All pictures are to be skipped; retype only the lines from the top of the entries through the line with "74, 77, 78];", both included.

** Start WORKING DATA **

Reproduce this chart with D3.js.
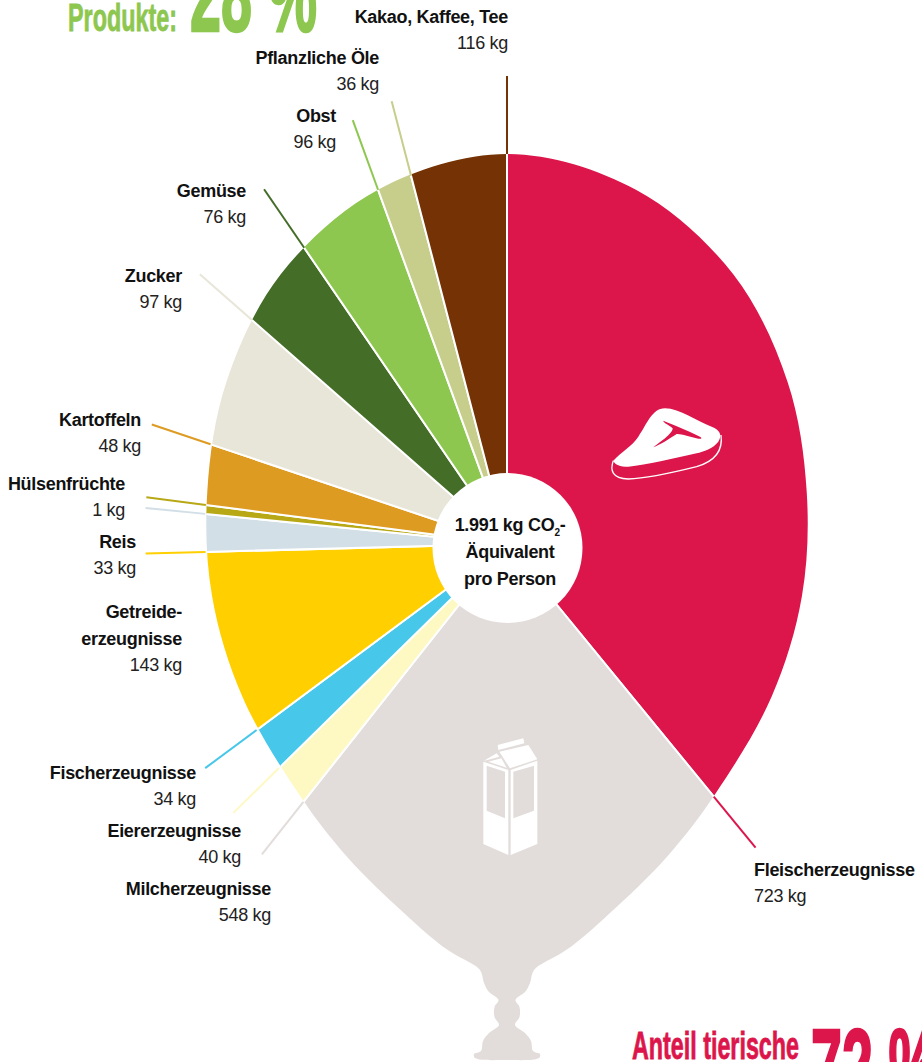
<!DOCTYPE html>
<html>
<head>
<meta charset="utf-8">
<script src="https://cdn.jsdelivr.net/npm/d3@7"></script>
<style>
  html, body { margin: 0; padding: 0; background: #fff; overflow: hidden; }
  svg { display: block; }
  text { font-family: "Liberation Sans", Arial, sans-serif; fill: #111; }
  .name { font-weight: bold; font-size: 18px; letter-spacing: -0.3px; }
  .kg { font-size: 18px; letter-spacing: -0.3px; fill: #222; }
  .head { font-family: "Liberation Sans Narrow", "Liberation Sans", sans-serif; font-weight: bold; }
</style>
</head>
<body>
<svg id="chart" width="922" height="1062"></svg>
<script>
// Categories clockwise from 12 o'clock
var categories = ["Fleischerzeugnisse", "Milcherzeugnisse", "Eiererzeugnisse", "Fischerzeugnisse", "Getreideerzeugnisse", "Reis", "Hülsenfrüchte", "Kartoffeln", "Zucker", "Gemüse", "Obst", "Pflanzliche Öle", "Kakao, Kaffee, Tee"];
var kgValues = [723, 548, 40, 34, 143, 33, 1, 48, 97, 76, 96, 36, 116];
// The slices in the original are not proportional to kg, so sweep is read off the picture
var sweepDegrees = [140.7, 77.6, 7.2, 7.9, 35.1, 7.2, 1.7, 11.2, 22.7, 14.3, 14.4, 5.4, 14.6];
var sliceColors = ["#dc164b", "#e2dddb", "#fef9c3", "#47c7ea", "#ffcf00", "#d2dfe7", "#b9a816", "#dd9b22", "#e8e6d8", "#446d27", "#8dc74f", "#c7cd8b", "#743205"];

// Label layout, same order as categories
var labelLines = [["Fleischerzeugnisse"], ["Milcherzeugnisse"], ["Eiererzeugnisse"], ["Fischerzeugnisse"], ["Getreide-", "erzeugnisse"], ["Reis"], ["Hülsenfrüchte"], ["Kartoffeln"], ["Zucker"], ["Gemüse"], ["Obst"], ["Pflanzliche Öle"], ["Kakao, Kaffee, Tee"]];
var labelX = [754, 271, 241, 196, 182, 136, 125, 141, 182, 246, 336, 379, 508];
var labelY = [876, 895, 837, 779, 618, 548, 490, 426, 282, 197, 122, 64, 23];
var leaderLength = [66, 67, 64, 64, 60, 60, 60, 62, 69, 71, 74, 77, 78];

// Balloon outline: radius by angle from the top, left side is the mirror
var outlineDegrees = [0, 20, 40, 60, 80, 100, 120, 140, 153, 164.4, 171.6, 176.1];
var outlineRadius = [390, 377, 352, 324, 304.3, 299.5, 305.5, 325, 351.5, 383, 410, 425];
// Knot below the balloon, offset from the centre
var neckDx = [25.5, 23, 18, 8.5, 12.5, 12.5, 8, 18, 24, 26, 33, 32];
var neckDy = [429, 439, 448, 456, 463, 473, 481, 489, 497, 507, 510, 514];

var cx = 507, cy = 544;
var svg = d3.select("#chart");

var radiusAt = d3.scaleLinear().domain(outlineDegrees).range(outlineRadius);

function polar(deg, r) {
    var a = deg * Math.PI / 180;
    return [r * Math.sin(a), -r * Math.cos(a)];
}

// Build the closed outline, right side then mirrored left side
var rightSide = outlineDegrees.map(function(d, i) { return polar(d, outlineRadius[i]); })
    .concat(neckDx.map(function(d, i) { return [d, neckDy[i]]; }));
var leftSide = rightSide.slice(1).reverse().map(function(p) { return [-p[0], p[1]]; });
var outline = rightSide.concat([[0, 516]], leftSide);

var outlinePath = d3.line().curve(d3.curveCatmullRomClosed.alpha(0.5))(outline);

svg.append("clipPath").attr("id", "balloon")
    .append("path")
    .attr("transform", "translate(" + cx + "," + cy + ")")
    .attr("d", outlinePath);

var pie = d3.pie().sort(null).value(function(d, i) { return sweepDegrees[i]; });
var arcs = pie(kgValues);
var arc = d3.arc().innerRadius(0).outerRadius(720);

// Slices, cut to the balloon shape
var slices = svg.append("g").attr("clip-path", "url(#balloon)")
    .append("g").attr("transform", "translate(" + cx + "," + cy + ")");

slices.selectAll("path")
    .data(arcs)
    .enter().append("path")
    .attr("d", arc)
    .attr("fill", function(d, i) { return sliceColors[i]; })
    .attr("stroke", "#fff")
    .attr("stroke-width", 2);

// Leader lines run on from the clockwise edge of each slice
svg.append("g").attr("transform", "translate(" + cx + "," + cy + ")")
    .selectAll("line")
    .data(arcs)
    .enter().append("line")
    .each(function(d, i) {
        var deg = d.endAngle * 180 / Math.PI;
        var folded = deg > 180 ? 360 - deg : deg;
        var r = radiusAt(folded);
        var p0 = polar(deg, r), p1 = polar(deg, r + leaderLength[i]);
        d3.select(this)
            .attr("x1", p0[0]).attr("y1", p0[1])
            .attr("x2", p1[0]).attr("y2", p1[1])
            .attr("stroke", sliceColors[i])
            .attr("stroke-width", 2);
    });

// Hole in the middle
svg.append("circle").attr("cx", 507.5).attr("cy", 548).attr("r", 75).attr("fill", "#fff");

var centerText = svg.append("g").attr("text-anchor", "middle");
var co2 = centerText.append("text").attr("x", 510).attr("y", 531).attr("class", "name");
co2.append("tspan").text("1.991 kg CO");
co2.append("tspan").attr("dy", 5).style("font-size", "10px").text("2");
co2.append("tspan").attr("dy", -5).text("-");
centerText.append("text").attr("x", 510).attr("y", 558).attr("class", "name").text("Äquivalent");
centerText.append("text").attr("x", 510).attr("y", 585).attr("class", "name").text("pro Person");

// Labels
categories.forEach(function(c, i) {
    var g = svg.append("g").attr("text-anchor", i === 0 ? "start" : "end");
    labelLines[i].forEach(function(line, j) {
        g.append("text").attr("class", "name")
            .attr("x", labelX[i]).attr("y", labelY[i] + j * 27).text(line);
    });
    g.append("text").attr("class", "kg")
        .attr("x", labelX[i]).attr("y", labelY[i] + (labelLines[i].length - 1) * 27 + 26)
        .text(kgValues[i] + " kg");
});

// Headlines, both cut by the page edge
function headline(text, x, y, size, length, color, weight) {
    svg.append("text").attr("class", "head").attr("x", x).attr("y", y)
        .style("font-size", size + "px").style("fill", color)
        .style("stroke", color).style("stroke-width", weight)
        .attr("textLength", length).attr("lengthAdjust", "spacingAndGlyphs").text(text);
}
headline("Produkte:", 68, 31, 38, 109, "#8dc74f", 0.8);
headline("28 %", 190, 31, 105, 127, "#8dc74f", 2.5);
headline("Anteil tierische", 632, 1059, 38, 167, "#dc164b", 0.8);
headline("72 %", 811, 1103, 105, 127, "#dc164b", 2.5);

// Steak icon
var steak = svg.append("g").attr("transform", "translate(500,140) scale(0.3333)");
steak.append("path").attr("fill", "#fff")
    .attr("d", "M340,962 C365,935 395,920 415,890 C440,855 455,805 495,805 C540,805 590,845 635,860 C660,870 668,885 655,905 C640,925 610,935 590,940 C520,955 440,975 385,980 C360,980 345,975 340,962 Z");
steak.append("path").attr("fill", "#dc164b")
    .attr("d", "M490,842 C510,850 560,870 600,890 C607,893 605,898 595,896 C570,890 540,880 530,882 C510,895 480,915 460,922 C475,910 520,880 518,865 C510,855 490,850 490,842 Z");
steak.append("path").attr("fill", "none").attr("stroke", "#fff").attr("stroke-width", 4)
    .attr("d", "M340,962 C330,990 335,1015 385,1017 C450,1015 530,995 590,980 C640,965 670,935 663,885");

// Milk carton icon
var carton = svg.append("g").attr("transform", "translate(460,720) scale(0.3333)").attr("fill", "#fff");
carton.append("path").attr("fill-rule", "evenodd")
    .attr("d", "M70,125 L145,150 L145,405 L70,372 Z M80,137 L80,272 L135,295 L135,155 Z");
carton.append("path").attr("fill-rule", "evenodd")
    .attr("d", "M152,150 L232,122 L232,372 L152,405 Z M160,155 L160,295 L222,272 L222,137 Z");
carton.append("path").attr("d", "M118,95 L205,75 L232,118 L150,145 Z");
carton.append("path").attr("d", "M113,75 L190,55 L193,70 L115,90 Z");
carton.append("path").attr("d", "M72,122 L110,100 L118,110 L82,120 Z");
carton.append("path").attr("d", "M85,125 L124,115 L140,143 Z");
</script>
</body>
</html>
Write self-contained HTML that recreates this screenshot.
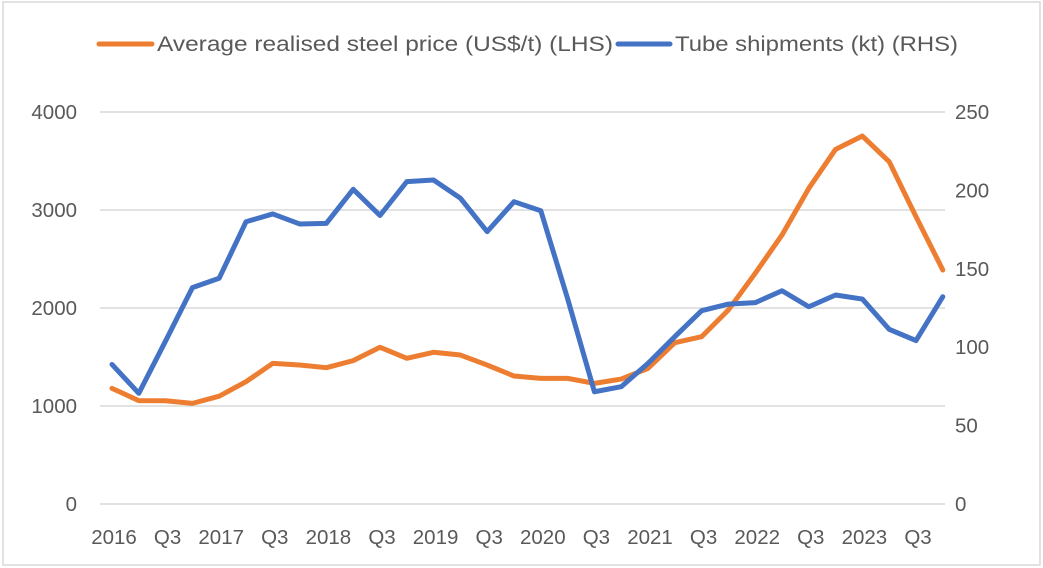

** End WORKING DATA **

### [PROBLEM SOLUTION]
Reproduce this chart with D3.js.
<!DOCTYPE html>
<html>
<head>
<meta charset="utf-8">
<script src="https://cdn.jsdelivr.net/npm/d3@7"></script>
<style>
  html, body { margin: 0; padding: 0; background: #fff; overflow: hidden; }
  svg { display: block; }
  text { font-family: "Liberation Sans", Arial, sans-serif; fill: #111; }
  .name { font-weight: bold; font-size: 18px; letter-spacing: -0.3px; }
  .kg { font-size: 18px; letter-spacing: -0.3px; fill: #222; }
  .head { font-family: "Liberation Sans Narrow", "Liberation Sans", sans-serif; font-weight: bold; }
</style>
</head>
<body>
<svg id="chart" width="922" height="1062"></svg>
<script>
// Categories clockwise from 12 o'clock
var categories = ["Fleischerzeugnisse", "Milcherzeugnisse", "Eiererzeugnisse", "Fischerzeugnisse", "Getreideerzeugnisse", "Reis", "Hülsenfrüchte", "Kartoffeln", "Zucker", "Gemüse", "Obst", "Pflanzliche Öle", "Kakao, Kaffee, Tee"];
var kgValues = [723, 548, 40, 34, 143, 33, 1, 48, 97, 76, 96, 36, 116];
// The slices in the original are not proportional to kg, so sweep is read off the picture
var sweepDegrees = [140.7, 77.6, 7.2, 7.9, 35.1, 7.2, 1.7, 11.2, 22.7, 14.3, 14.4, 5.4, 14.6];
var sliceColors = ["#dc164b", "#e2dddb", "#fef9c3", "#47c7ea", "#ffcf00", "#d2dfe7", "#b9a816", "#dd9b22", "#e8e6d8", "#446d27", "#8dc74f", "#c7cd8b", "#743205"];

// Label layout, same order as categories
var labelLines = [["Fleischerzeugnisse"], ["Milcherzeugnisse"], ["Eiererzeugnisse"], ["Fischerzeugnisse"], ["Getreide-", "erzeugnisse"], ["Reis"], ["Hülsenfrüchte"], ["Kartoffeln"], ["Zucker"], ["Gemüse"], ["Obst"], ["Pflanzliche Öle"], ["Kakao, Kaffee, Tee"]];
var labelX = [754, 271, 241, 196, 182, 136, 125, 141, 182, 246, 336, 379, 508];
var labelY = [876, 895, 837, 779, 618, 548, 490, 426, 282, 197, 122, 64, 23];
var leaderLength = [66, 67, 64, 64, 60, 60, 60, 62, 69, 71, 74, 77, 78];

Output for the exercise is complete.